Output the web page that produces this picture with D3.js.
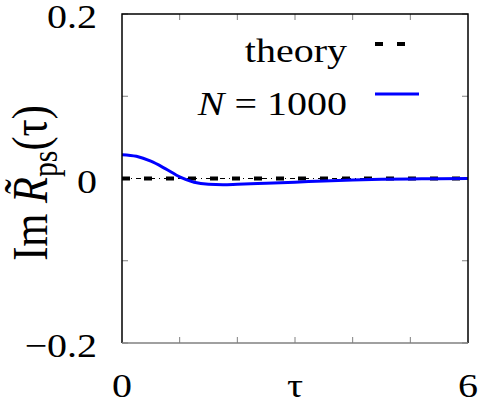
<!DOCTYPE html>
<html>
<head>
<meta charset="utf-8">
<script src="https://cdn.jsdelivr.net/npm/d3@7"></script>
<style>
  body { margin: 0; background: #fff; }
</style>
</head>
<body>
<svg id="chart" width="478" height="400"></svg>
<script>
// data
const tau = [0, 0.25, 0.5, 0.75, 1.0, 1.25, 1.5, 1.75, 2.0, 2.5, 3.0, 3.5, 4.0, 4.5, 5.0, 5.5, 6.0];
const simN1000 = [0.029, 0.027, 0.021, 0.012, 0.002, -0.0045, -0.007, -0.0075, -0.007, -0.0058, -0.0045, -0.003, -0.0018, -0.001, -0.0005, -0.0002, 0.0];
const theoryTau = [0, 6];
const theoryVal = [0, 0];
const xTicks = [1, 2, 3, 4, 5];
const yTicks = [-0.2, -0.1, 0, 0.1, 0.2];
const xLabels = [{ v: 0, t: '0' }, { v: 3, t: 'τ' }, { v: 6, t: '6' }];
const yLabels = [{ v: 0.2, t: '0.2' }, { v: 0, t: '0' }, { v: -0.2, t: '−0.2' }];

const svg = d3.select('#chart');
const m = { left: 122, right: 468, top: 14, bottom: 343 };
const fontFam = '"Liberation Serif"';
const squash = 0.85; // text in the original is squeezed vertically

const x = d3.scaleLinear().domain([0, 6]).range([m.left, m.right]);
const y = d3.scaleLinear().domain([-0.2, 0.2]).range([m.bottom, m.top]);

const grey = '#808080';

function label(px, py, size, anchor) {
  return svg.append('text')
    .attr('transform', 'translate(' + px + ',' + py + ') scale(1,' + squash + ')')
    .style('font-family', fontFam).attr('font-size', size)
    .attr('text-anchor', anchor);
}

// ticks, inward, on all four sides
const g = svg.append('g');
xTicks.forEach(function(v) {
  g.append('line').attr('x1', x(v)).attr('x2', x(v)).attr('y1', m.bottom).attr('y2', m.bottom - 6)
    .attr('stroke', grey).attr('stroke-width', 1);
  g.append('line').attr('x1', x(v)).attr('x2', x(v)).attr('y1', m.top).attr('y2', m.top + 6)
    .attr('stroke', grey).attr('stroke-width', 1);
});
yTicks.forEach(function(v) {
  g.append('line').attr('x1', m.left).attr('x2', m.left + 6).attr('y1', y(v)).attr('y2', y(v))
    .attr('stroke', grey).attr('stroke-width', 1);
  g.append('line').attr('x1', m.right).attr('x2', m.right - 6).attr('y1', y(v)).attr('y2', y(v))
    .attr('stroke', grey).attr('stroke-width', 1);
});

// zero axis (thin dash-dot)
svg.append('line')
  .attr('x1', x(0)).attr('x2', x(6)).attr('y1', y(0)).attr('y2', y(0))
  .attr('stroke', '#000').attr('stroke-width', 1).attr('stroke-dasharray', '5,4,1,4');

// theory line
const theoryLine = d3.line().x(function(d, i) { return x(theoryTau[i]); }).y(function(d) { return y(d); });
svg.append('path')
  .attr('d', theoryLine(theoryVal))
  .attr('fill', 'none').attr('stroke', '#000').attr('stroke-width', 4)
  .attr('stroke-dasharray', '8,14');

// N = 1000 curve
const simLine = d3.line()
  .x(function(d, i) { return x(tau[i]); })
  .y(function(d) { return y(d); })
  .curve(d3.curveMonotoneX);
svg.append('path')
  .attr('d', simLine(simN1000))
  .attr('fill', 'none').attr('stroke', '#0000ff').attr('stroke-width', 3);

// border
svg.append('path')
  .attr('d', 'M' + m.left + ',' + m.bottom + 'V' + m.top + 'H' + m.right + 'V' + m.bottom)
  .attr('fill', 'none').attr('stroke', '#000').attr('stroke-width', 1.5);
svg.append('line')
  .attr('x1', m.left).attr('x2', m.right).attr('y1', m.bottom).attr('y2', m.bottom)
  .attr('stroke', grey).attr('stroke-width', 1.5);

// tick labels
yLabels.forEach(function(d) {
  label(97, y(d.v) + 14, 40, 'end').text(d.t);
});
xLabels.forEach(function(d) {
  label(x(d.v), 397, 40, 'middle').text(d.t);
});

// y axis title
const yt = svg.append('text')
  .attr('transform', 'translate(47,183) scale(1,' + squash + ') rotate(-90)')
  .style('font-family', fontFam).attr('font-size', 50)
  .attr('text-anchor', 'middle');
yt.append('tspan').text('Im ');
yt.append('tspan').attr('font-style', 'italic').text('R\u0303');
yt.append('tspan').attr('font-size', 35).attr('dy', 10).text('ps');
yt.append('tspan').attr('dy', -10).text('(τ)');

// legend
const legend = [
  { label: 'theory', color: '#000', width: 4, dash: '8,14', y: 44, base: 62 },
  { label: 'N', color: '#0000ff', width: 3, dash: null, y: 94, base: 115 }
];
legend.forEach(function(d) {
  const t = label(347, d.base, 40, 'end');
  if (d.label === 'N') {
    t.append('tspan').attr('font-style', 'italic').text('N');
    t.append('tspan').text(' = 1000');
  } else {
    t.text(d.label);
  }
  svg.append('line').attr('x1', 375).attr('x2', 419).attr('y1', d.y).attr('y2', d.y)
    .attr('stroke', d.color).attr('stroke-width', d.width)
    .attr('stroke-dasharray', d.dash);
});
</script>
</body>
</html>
⁂
### EXERCISE DIRECTIONS:
Give the count of lines in the listing above that include "picture", with no other words.

### WRITTEN ANSWER:
1